GM, Pension Funds, and Risk Management
March 15, 2007
GM to shift 20% of pension from stock to bonds | money.cnn.com
Pension fund management has historically focused on maximizing return. However today, risk management is taking center stage. General Motor's announcement focuses on this point.
Pension funds, property derivatives, and risk
March 15, 2007
Property derivatives poised for US launch | www.ft.com
Pension funds are embracing a new opportunity in property derivatives.
First, managers of pension funds must be careful to understand the derivative, its underlying asset, and the impact on the return/risk of the pension fund's portfolio.
Second, managers of pension funds can not focus on enhancing returns through speculation. They must use such instruments to manage risk (hedge).
A Closer Look At Convergence of Accounting Standards: The Reality of Our World
March 8, 2007
Found in Translation: A guide to using foreign financial statements | www.aicpa.org
1. The need for convergence of accounting standards is real.
2. The ability to converge accounting standards is challenging due to cultural and legal issues.
3. Although convergence will ultimately occur, it will occur with a broad based framework that may be adjusted by countries. The adjustment will be a function of cultural and legal issues.
China's Pension Challenge: A Sleeping Dragon
March 2, 2007
Heavenly Mandate: Winning a piece of China's pensions market | customers.reuters.com
China's pension issues are real.
The question is, "How will China's government address the pension issues?"
Watch out. Changes must be forthcoming.
Pension Funds - No Place for Excessive Risks
March 2, 2007
Fewer Second Chances For Failed Fundies | www.dailyii.com
The reality of pension fund management is simple: fund managers have a fiduciary responsibility. What that means is risk management is at the heart of managing pension funds. Today, more than ever, risk management must go beyond the quest for higher returns.
FIN 48: What it does and what it will do
February 12, 2007
FIN 48: Accounting for Uncertain Tax Benefits | www.fasb.org
FIN 48 potentially throws firms' tax positions into sharp relief. Relatively modest preemptive actions and changes in internal control can significantly blunt the extent to which firms are subject to undesired disclosure with respect to their tax positions.

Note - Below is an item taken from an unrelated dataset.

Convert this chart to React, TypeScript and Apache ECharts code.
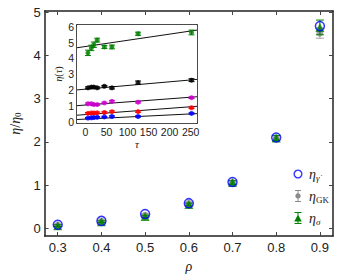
import React, { useEffect, useRef } from 'react';
import * as echarts from 'echarts';

const rho = [0.3, 0.4, 0.5, 0.6, 0.7, 0.8, 0.9];
const etaGdot = [0.08, 0.17, 0.33, 0.58, 1.07, 2.1, 4.68];
const etaGK = [0.07, 0.16, 0.3, 0.57, 1.06, 2.08, 4.52];
const etaGKErr = [0.02, 0.02, 0.03, 0.03, 0.04, 0.06, 0.12];
const etaSigma = [0.06, 0.15, 0.27, 0.55, 1.06, 2.09, 4.65];
const etaSigmaErr = [0.02, 0.02, 0.03, 0.03, 0.04, 0.06, 0.17];

const mainXTicks = [0.3, 0.4, 0.5, 0.6, 0.7, 0.8, 0.9];
const mainYTicks = [0, 1, 2, 3, 4, 5];
const insetXTicks = [0, 50, 100, 150, 200, 250];
const insetYTicks = [0, 1, 2, 3, 4, 5, 6];

const tau = [6, 14, 20, 28, 45, 63, 125, 252];
const insetGreen = [4.35, 4.66, 4.86, 5.15, 4.72, 4.72, 5.55, 5.63];
const insetGreenErr = [0.17, 0.17, 0.17, 0.12, 0.1, 0.12, 0.1, 0.15];
const insetBlack = [2.15, 2.2, 2.2, 2.15, 2.25, 2.15, 2.48, 2.63];
const insetBlackErr = [0.06, 0.06, 0.06, 0.06, 0.05, 0.07, 0.1, 0.09];
const insetMagenta = [1.15, 1.15, 1.1, 1.1, 1.2, 1.3, 1.25, 1.53];
const insetMagentaErr = [0.05, 0.05, 0.05, 0.05, 0.05, 0.06, 0.05, 0.05];
const insetRed = [0.55, 0.57, 0.57, 0.58, 0.6, 0.65, 0.66, 0.9];
const insetRedErr = [0.05, 0.05, 0.05, 0.05, 0.05, 0.05, 0.05, 0.05];
const insetBlue = [0.25, 0.27, 0.28, 0.3, 0.32, 0.35, 0.35, 0.54];
const insetBlueErr = [0.04, 0.04, 0.04, 0.04, 0.04, 0.04, 0.04, 0.04];

const fitTau = [-20, 265];
const fitGreen = [4.67, 5.78];
const fitBlack = [2.02, 2.68];
const fitMagenta = [1.03, 1.59];
const fitRed = [0.43, 0.99];
const fitBlue = [0.16, 0.53];

const SANS = 'Liberation Sans';
const SERIF = 'Liberation Serif';

function errRender(capW: number) {
  return (params: any, api: any) => {
    const x = api.value(0);
    const lo = api.value(1);
    const hi = api.value(2);
    const p1 = api.coord([x, lo]);
    const p2 = api.coord([x, hi]);
    const style = { stroke: api.visual('color'), lineWidth: 1 };
    return {
      type: 'group',
      children: [
        { type: 'line', shape: { x1: p1[0], y1: p1[1], x2: p2[0], y2: p2[1] }, style },
        { type: 'line', shape: { x1: p1[0] - capW, y1: p1[1], x2: p1[0] + capW, y2: p1[1] }, style },
        { type: 'line', shape: { x1: p2[0] - capW, y1: p2[1], x2: p2[0] + capW, y2: p2[1] }, style },
      ],
    };
  };
}

function errData(xs: number[], ys: number[], es: number[]) {
  return xs.map((x, i) => [x, ys[i] - es[i], ys[i] + es[i]]);
}

function pairs(xs: number[], ys: number[]) {
  return xs.map((x, i) => [x, ys[i]]);
}

const BOX = 'M0,0h0.02v0.02h-0.02z M11.98,11.98h0.02v0.02h-0.02z ';

export default function App() {
  const ref = useRef<HTMLDivElement>(null);
  useEffect(() => {
    if (!ref.current) return;
    const chart = echarts.init(ref.current, null, { renderer: 'svg' });
    const axisLineMain = { show: true, onZero: false, lineStyle: { color: '#222', width: 1.5 } };
    const axisLineInset = { show: true, onZero: false, lineStyle: { color: '#111', width: 1.5 } };
    const insetColors = ['#008000', '#000000', '#cc00cc', '#ff0000', '#0000ff'];
    const insetVals = [insetGreen, insetBlack, insetMagenta, insetRed, insetBlue];
    const insetErrs = [insetGreenErr, insetBlackErr, insetMagentaErr, insetRedErr, insetBlueErr];
    const fits = [fitGreen, fitBlack, fitMagenta, fitRed, fitBlue];

    const series: any[] = [];
    fits.forEach((f) => {
      series.push({
        type: 'line',
        xAxisIndex: 2,
        yAxisIndex: 2,
        data: pairs(fitTau, f),
        symbol: 'none',
        lineStyle: { color: '#111', width: 1 },
        silent: true,
        z: 3,
      });
    });
    insetVals.forEach((v, k) => {
      series.push({
        type: 'custom',
        xAxisIndex: 2,
        yAxisIndex: 2,
        renderItem: errRender(3),
        data: errData(tau, v, insetErrs[k]),
        encode: { x: 0, y: [1, 2] },
        itemStyle: { color: insetColors[k] },
        z: 4,
      });
      series.push({
        type: 'scatter',
        xAxisIndex: 2,
        yAxisIndex: 2,
        data: pairs(tau, v),
        symbol: 'circle',
        symbolSize: 5,
        itemStyle: { color: insetColors[k] },
        z: 5,
      });
    });
    series.push({
      type: 'custom',
      name: 'gk',
      renderItem: errRender(4),
      data: errData(rho, etaGK, etaGKErr),
      encode: { x: 0, y: [1, 2] },
      itemStyle: { color: '#a0a0a0' },
      z: 4,
    });
    series.push({
      type: 'scatter',
      name: 'gk',
      data: pairs(rho, etaGK),
      symbol: 'circle',
      symbolSize: 7,
      itemStyle: { color: '#8a8a8a' },
      z: 5,
    });
    series.push({
      type: 'custom',
      name: 'sigma',
      renderItem: errRender(4),
      data: errData(rho, etaSigma, etaSigmaErr),
      encode: { x: 0, y: [1, 2] },
      itemStyle: { color: '#008000' },
      z: 6,
    });
    series.push({
      type: 'scatter',
      name: 'sigma',
      data: pairs(rho, etaSigma),
      symbol: 'triangle',
      symbolSize: 9,
      itemStyle: { color: '#008000' },
      z: 7,
    });
    series.push({
      type: 'scatter',
      name: 'gdot',
      data: pairs(rho, etaGdot),
      symbol: 'circle',
      symbolSize: 9,
      itemStyle: { color: 'rgba(0,0,0,0)', borderColor: '#0000ff', borderWidth: 1.5 },
      z: 8,
    });

    const legendRich = {
      e: { fontFamily: SERIF, fontStyle: 'italic', fontSize: 14, color: '#222' },
      s: { fontFamily: SERIF, fontStyle: 'italic', fontSize: 9, color: '#222', padding: [7, 0, 0, 0] },
      r: { fontFamily: SERIF, fontSize: 9, color: '#222', padding: [7, 0, 0, 0] },
    };
    const nameMap: Record<string, string> = {
      gdot: '{e|η}{s|γ\u0307}',
      gk: '{e|η}{r|GK}',
      sigma: '{e|η}{s|σ}',
    };

    const option: any = {
      animation: false,
      backgroundColor: '#fff',
      grid: [
        { left: 44, top: 11, right: 7, bottom: 44 },
        { left: 77, top: 25, width: 120, height: 98, show: true, backgroundColor: '#fff', borderWidth: 0, z: 3 },
      ],
      legend: {
        orient: 'vertical',
        left: 287,
        top: 162,
        itemWidth: 12,
        itemHeight: 12,
        itemGap: 7,
        data: [
          { name: 'gdot', icon: 'path://' + BOX + 'M6,1.5 a4.5,4.5 0 1,1 -0.001,0 z M6,2.8 a3.2,3.2 0 1,0 0.001,0 z', itemStyle: { color: '#0000ff', borderWidth: 0 } },
          { name: 'gk', icon: 'path://' + BOX + 'M3,0h6v1h-6z M5.5,1h1v2.5h-1z M5.5,8.5h1v2.5h-1z M3,11h6v1h-6z M6,3.3 a2.7,2.7 0 1,1 -0.001,0z', itemStyle: { color: '#8a8a8a' } },
          { name: 'sigma', icon: 'path://' + BOX + 'M2.5,0h7v1h-7z M5.5,1h1v10h-1z M2.5,11h7v1h-7z M6,2.5 L9.8,9.5 L2.2,9.5z', itemStyle: { color: '#008000' } },
        ],
        formatter: (n: string) => nameMap[n],
        textStyle: { rich: legendRich },
      },
      xAxis: [
        {
          type: 'value', gridIndex: 0, position: 'bottom', min: 0.27, max: 0.93,
          axisLine: axisLineMain,
          axisTick: { inside: true, length: 4, customValues: mainXTicks, lineStyle: { color: '#444' } },
          axisLabel: { customValues: mainXTicks, formatter: (v: number) => v.toFixed(1), fontFamily: SANS, fontSize: 13, color: '#222', margin: 5 },
          splitLine: { show: false },
          name: 'ρ', nameLocation: 'middle', nameGap: 23,
          nameTextStyle: { fontFamily: SERIF, fontStyle: 'italic', fontSize: 14, color: '#222' },
        },
        {
          type: 'value', gridIndex: 0, position: 'top', min: 0.27, max: 0.93,
          axisLine: axisLineMain,
          axisTick: { inside: true, length: 4, customValues: mainXTicks, lineStyle: { color: '#444' } },
          axisLabel: { show: false }, splitLine: { show: false },
        },
        {
          type: 'value', gridIndex: 1, position: 'bottom', min: -20, max: 265,
          axisLine: axisLineInset,
          axisTick: { inside: true, length: 3, customValues: insetXTicks, lineStyle: { color: '#222' } },
          axisLabel: { customValues: insetXTicks, fontFamily: SANS, fontSize: 10.5, color: '#222', margin: 3 },
          splitLine: { show: false },
          name: 'τ', nameLocation: 'middle', nameGap: 15,
          nameTextStyle: { fontFamily: SERIF, fontStyle: 'italic', fontSize: 11, color: '#222' },
        },
        {
          type: 'value', gridIndex: 1, position: 'top', min: -20, max: 265,
          axisLine: axisLineInset,
          axisTick: { inside: true, length: 3, customValues: insetXTicks, lineStyle: { color: '#222' } },
          axisLabel: { show: false }, splitLine: { show: false },
        },
      ],
      yAxis: [
        {
          type: 'value', gridIndex: 0, position: 'left', min: -0.18, max: 5.03,
          axisLine: axisLineMain,
          axisTick: { inside: true, length: 4, customValues: mainYTicks, lineStyle: { color: '#444' } },
          axisLabel: { customValues: mainYTicks, fontFamily: SANS, fontSize: 13, color: '#222', margin: 4 },
          splitLine: { show: false },
          name: '{i|η}{n|/}{i|η}{z|0}', nameLocation: 'middle', nameGap: 19,
          nameTextStyle: {
            rich: {
              i: { fontFamily: SERIF, fontStyle: 'italic', fontSize: 14, color: '#222' },
              n: { fontFamily: SERIF, fontSize: 14, color: '#222' },
              z: { fontFamily: SERIF, fontSize: 9, color: '#222', padding: [6, 0, 0, 0] },
            },
          },
        },
        {
          type: 'value', gridIndex: 0, position: 'right', min: -0.18, max: 5.03,
          axisLine: axisLineMain,
          axisTick: { inside: true, length: 4, customValues: mainYTicks, lineStyle: { color: '#444' } },
          axisLabel: { show: false }, splitLine: { show: false },
        },
        {
          type: 'value', gridIndex: 1, position: 'left', min: -0.06, max: 6.1,
          axisLine: axisLineInset,
          axisTick: { inside: true, length: 3, customValues: insetYTicks, lineStyle: { color: '#222' } },
          axisLabel: { customValues: insetYTicks, fontFamily: SANS, fontSize: 10.5, color: '#222', margin: 3 },
          splitLine: { show: false },
          name: '{i|η}{n|(}{i|τ}{n|)}', nameLocation: 'middle', nameGap: 14,
          nameTextStyle: {
            rich: {
              i: { fontFamily: SERIF, fontStyle: 'italic', fontSize: 10, color: '#222' },
              n: { fontFamily: SERIF, fontSize: 10, color: '#222' },
            },
          },
        },
        {
          type: 'value', gridIndex: 1, position: 'right', min: -0.06, max: 6.1,
          axisLine: axisLineInset,
          axisTick: { inside: true, length: 3, customValues: insetYTicks, lineStyle: { color: '#222' } },
          axisLabel: { show: false }, splitLine: { show: false },
        },
      ],
      series,
    };
    chart.setOption(option);
    return () => chart.dispose();
  }, []);
  return <div ref={ref} style={{ width: 340, height: 280, position: 'absolute', left: 0, top: 0 }} />;
}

Despite Protests, FASB Will Not Defer Effective Date of New Tax Accounting
January 17, 2007
FASB to Implement Tax Changes Without Delay | www.msnbc.msn.com
The FASB received over 400 letters representing more than 1,000 companies’ concerns about implementation issues related to FASB Interpretation #48 (FIN 48). The vast majority of the letters requested a deferral of the effective date of the new Interpretation; fiscal years beginning after December 15, 2006 (i.e., the quarter ending December 31, 2007 for calendar year companies). The FASB voted overwhelmingly not to defer the effective date. This means that most companies' financial statement will be affected beginning Q1 of 2007.
FASB to Consider Deferral of New Tax Accounting for Uncertain Tax Positions
January 16, 2007
FASB Weighs One-year Delay for FIN 48 | www.cfo.com
FASB Interpretation No. 48 ("FIN 48"), Accounting for Uncertainty in Income Taxes, is scheduled to become effective for a company's first quarter beginning after December 15, 2006 (i.e., the quarter ended 3/31/07 for calendar year companies). The FASB announced today that it will consider deferring the effective date by one year when it meets on January 17, 2007. The possible delay was likely prompted by numerous concerns that have been expressed to the FASB by hundreds of companies. Implementation of FIN 48 will impact most companies' balance sheets, earnings and cash flows.
2007 Q-1 Marks First Quarter Accounting for Uncertain Tax Positions Becomes Effective
January 9, 2007
Uncertainty Reigns Over Taxes | www.cfo.com
FASB Interpretation No. 48 ("FIN 48"), Accounting for Uncertainty in Income Taxes, becomes effective in a company's first quarter beginning after December 15, 2006 (i.e., the quarter ended 3/31/07 for calendar year companies). Adoption of the new interpretation will have an immediate impact on most companies balance sheets; in some cases, a material impact. Thereafter, earnings will likely be impacted as well. The long-term impact on earnings is still unknown. Companies that are less aggressive from a tax perspective will see less of an impact on earnings; those that have been more aggressive will likely see a greater impact on earnings (i.e., a reduction in earnings). In addition to the balance sheet and statement of earnings impact, companies will also have to provide far more information regarding its tax strategies in its income tax footnote.
Understanding the Risk in Pensions - Financial Analysis
December 13, 2006
Pension demand leads to long bond stripping | today.reuters.com
1. The market is grasping a fundamental risk in defined benefit plans. That risk is in matching the duration of the pension fund's assets and liabilities (i.e., immunizing the pension fund).
2. Accountants need to recognize this asset-liability risk and disclose it.